Asia has basically leaped frogged into the mobile platform and there has been lots of digitalized services adopted versus western countries, where some countries still need handholding through the digital process.  However while technology has entered the retail and travel experiences, its presence in the media and financial services is quite low.  The quality of financial services differs from country to country.  Some are early adopters while others are traditional and have not made the digital transformation yet.

What are the biggest challenges to digital transformation?

The biggest challenge is the organizational and cultural shifts that need to be taken within organizations in order to drive value out of technology.  In lots of cases, brands are investing in technology , but they are not thinking about how to change the organization in terms of roles or adding new roles.  It is about rethinking the business.  At the leadership level, if there is no impetus to accept the need for change, you will bring about a new way of thinking in terms of having a digital matrix, dialogue, and measuring customers through digital KPIs.  What usually happens is a company attempts digital transformation for about six months, fails to change the entire organization’s thinking, and ends up doing things they are used to doing it before.
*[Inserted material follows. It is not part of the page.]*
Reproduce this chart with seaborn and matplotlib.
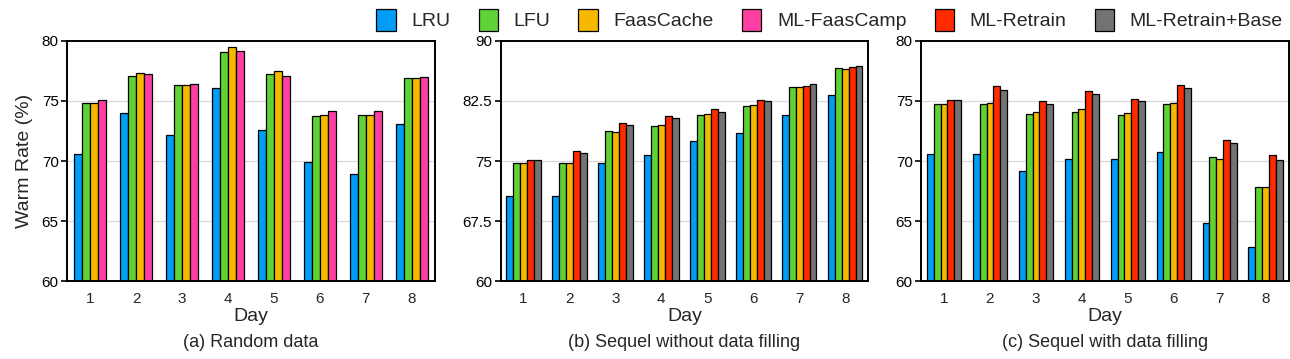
import pandas as pd
import matplotlib.pyplot as plt
import seaborn as sns
from matplotlib.patches import Patch

sns.set_theme(style="white")
plt.rcParams["font.family"] = ["Liberation Sans", "DejaVu Sans"]

days = ["1", "2", "3", "4", "5", "6", "7", "8"]

# (a) Random data
a_lru = [70.6, 74.0, 72.2, 76.05, 72.6, 69.9, 68.9, 73.05]
a_lfu = [74.8, 77.1, 76.3, 79.1, 77.25, 73.75, 73.8, 76.9]
a_faas = [74.8, 77.3, 76.3, 79.5, 77.5, 73.85, 73.8, 76.95]
a_camp = [75.1, 77.25, 76.4, 79.2, 77.1, 74.2, 74.2, 77.0]

# (b) Sequel without data filling
b_lru = [70.6, 70.6, 74.75, 75.8, 77.5, 78.5, 80.8, 83.3]
b_lfu = [74.8, 74.75, 78.8, 79.35, 80.8, 81.9, 84.3, 86.6]
b_faas = [74.75, 74.75, 78.65, 79.5, 80.9, 82.0, 84.3, 86.5]
b_retrain = [75.1, 76.3, 79.7, 80.65, 81.5, 82.65, 84.4, 86.75]
b_base = [75.1, 76.0, 79.5, 80.4, 81.15, 82.5, 84.6, 86.9]

# (c) Sequel with data filling
c_lru = [70.55, 70.55, 69.2, 70.2, 70.15, 70.75, 64.8, 62.8]
c_lfu = [74.75, 74.75, 73.95, 74.05, 73.85, 74.75, 70.35, 67.85]
c_faas = [74.75, 74.85, 74.05, 74.3, 74.0, 74.8, 70.2, 67.8]
c_retrain = [75.1, 76.25, 75.0, 75.85, 75.2, 76.35, 71.75, 70.5]
c_base = [75.1, 75.95, 74.75, 75.55, 75.0, 76.05, 71.5, 70.1]

colors = {
    "LRU": "#009cf5",
    "LFU": "#5fd235",
    "FaasCache": "#f7b800",
    "ML-FaasCamp": "#ff3fa3",
    "ML-Retrain": "#ff2a00",
    "ML-Retrain+Base": "#737373",
}


def long_df(series):
    rows = []
    for name, vals in series.items():
        for d, v in zip(days, vals):
            rows.append({"Day": d, "Method": name, "Rate": v})
    return pd.DataFrame(rows)


panels = [
    (long_df({"LRU": a_lru, "LFU": a_lfu, "FaasCache": a_faas, "ML-FaasCamp": a_camp}),
     (60, 80), [60, 65, 70, 75, 80], ["60", "65", "70", "75", "80"], "(a) Random data", 0.70),
    (long_df({"LRU": b_lru, "LFU": b_lfu, "FaasCache": b_faas, "ML-Retrain": b_retrain,
              "ML-Retrain+Base": b_base}),
     (60, 90), [60, 67.5, 75, 82.5, 90], ["60", "67.5", "75", "82.5", "90"],
     "(b) Sequel without data filling", 0.75),
    (long_df({"LRU": c_lru, "LFU": c_lfu, "FaasCache": c_faas, "ML-Retrain": c_retrain,
              "ML-Retrain+Base": c_base}),
     (60, 80), [60, 65, 70, 75, 80], ["60", "65", "70", "75", "80"],
     "(c) Sequel with data filling", 0.75),
]

lefts = [0.052, 0.388, 0.714]
fig = plt.figure(figsize=(12.9, 3.59), dpi=100)

for left, (df, ylim, yt, ytl, title, w) in zip(lefts, panels):
    ax = fig.add_axes([left, 0.217, 0.285, 0.669])
    methods = list(dict.fromkeys(df["Method"]))
    sns.barplot(data=df, x="Day", y="Rate", hue="Method", hue_order=methods,
                palette=[colors[m] for m in methods], width=w, saturation=1,
                edgecolor="black", linewidth=0.9, legend=False, ax=ax)
    ax.set_ylim(*ylim)
    ax.set_yticks(yt)
    ax.set_yticklabels(ytl)
    ax.set_xlim(-0.5, 7.5)
    ax.yaxis.grid(True, color="#d9d9d9", linewidth=0.9)
    ax.set_axisbelow(True)
    for s in ax.spines.values():
        s.set_color("black")
        s.set_linewidth(1.4)
    ax.tick_params(axis="y", direction="out", length=4, width=1.2, labelsize=11,
                   left=True, pad=2, colors="black")
    ax.tick_params(axis="x", length=0, labelsize=11, pad=8)
    ax.set_xlabel("Day", fontsize=14, labelpad=1)
    ax.set_ylabel("")
    ax.text(0.5, -0.255, title, transform=ax.transAxes, ha="center", va="center",
            fontsize=13)
    if left == lefts[0]:
        ax.set_ylabel("Warm Rate (%)", fontsize=14, labelpad=6)

handles = [Patch(facecolor=c, edgecolor="black", linewidth=0.9, label=m)
           for m, c in colors.items()]
fig.legend(handles=handles, loc="upper right", bbox_to_anchor=(1.008, 1.025), ncol=6,
           frameon=False, fontsize=14, handlelength=1.0, handleheight=1.4,
           columnspacing=1.45, handletextpad=0.8)

plt.savefig("out.png", dpi=100)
The problem is companies face is more of an organizational challenge than a technical challenge.

Who needs to change the most?

Ideally it is the chief marketing manager (CMO) that needs to change because this role now owns the customer experience across every single channel.  They have all the data of customer interactions so they understand customer behavior.  It is up to them to drive the vision of the business.  They must work alongside Chief Information Officer (CIO). The CMO position is not as prevalent in Asia as in the west.  You might see a director in marketing, but not a chief marketing officer.  Definitely in Asia in Southeast Asia there needs to be more focus on the role and the elevation of the person within the business so that they can have a seat at the decision table.  They need to be given the ownership of the actual customer voice within the business.  This is a change that has not been adopted yet by some businesses in Asia and they need to think about it.

There needs to be a tight coupling with your tech partner, CIO, or CTO to make sure that you are communicating to them the kids of your customer and making sure they supply the tech to execute action based on the given information.

Centralized vs decentralized digital transformation 

Ultimately it depends on how big your digital transformation plan is.  There should ultimately be a single person or a single throat to choke so someone needs to be driving the digital transformation program.  Businesses, when they startup off fairly immature, have lots of digital skills throughout the business and there are pockets across different functions.  As businesses mature, they tend to centralize those skills within one department, whether it be within the marketing or the digital team, and then build up their capability.  Now it depends on how big your organization is. As they mature over time, those skills get pushed back out into the organization so you start setting up what you call a center of excellence.  People understand what the guide rules are for the business and now you need to push that out into the rest of the business because one group cannot do everything for the business.  At a point you will need to be trainer for the trainer for the rest of the business and directional roles need to be taken up to educate every department.  Businesses naturally go through this, the coming together of information and then the delimitation of it.  It evolves over time.

Taking the analogue generation out of its comfort zone 

There are two problematic areas when it comes to convincing the older generation that there needs to be a change.

One is the executive teams, especially in the traditional businesses, started their careers in the analogue era, before technology was really around.  So they have a degree of comfort with the old way of doing things and there is a level of fear whether they are willing to admit it or not, when it comes to technology and their understanding or lack of it when it comes to changing the business.  Sitting on boards, are veterans of the industry who probably started off their careers in the analogue era as well.  There are a number of ways to bring about change.

Executives need to have the realization that the ground is moving underneath their feet and if you do not disrupt yourself, someone else will come along and disrupt you.

Before this happens you need to be willing to cannibalize your business or be willing to take risks and change or otherwise someone will come along and change it for you.

The second issue is you need to think slightly differently.  A good example is Petronas [Malaysian oil and gas company].  The company have actually set up a separate board responsible for digital transformation because they were will to admit they did not have a right capabilities and understanding within the current board members.  So they nominated technology entrepreneurs to advise the board.  The separate board is given a pretty large tech budget and the power to make decisions on how to take the business to the future while the current board runs the business at this point in time.  This is a fairly innovative approach that does require the recognition that the ground is changing at your feet and the willingness to change.

How do you measure the success of digital transformation? 

The level of disruption is just happening and it is happening even quicker.

You have to realize that the momentum for disruption is fast but is never going to be this slow ever again.

You have to take the opportunity to make the changes now while it is quite slow.  That being said, how do you actually measure it?  Before you go into any transformation you need to decide what the outcomes you want to drive.  You have to define what success looks like and define it.  Part of it is going to be tangible in terms of matrixes and KPIs while part of it is going to be intangible like cultural changes.  So you have to ace polls or surveys to measure the change.  You have to set up a matrix and a baseline at the start and then measure that progressively.  It does become a challenge if you have overlapping projects that are competing int he same area because you need to pinpoint which one actually contributed to change.  You need to make sure you are measuring every change and the impact of the change in terms of driving the revenue, cost savings, employee satisfaction, or whether it might be.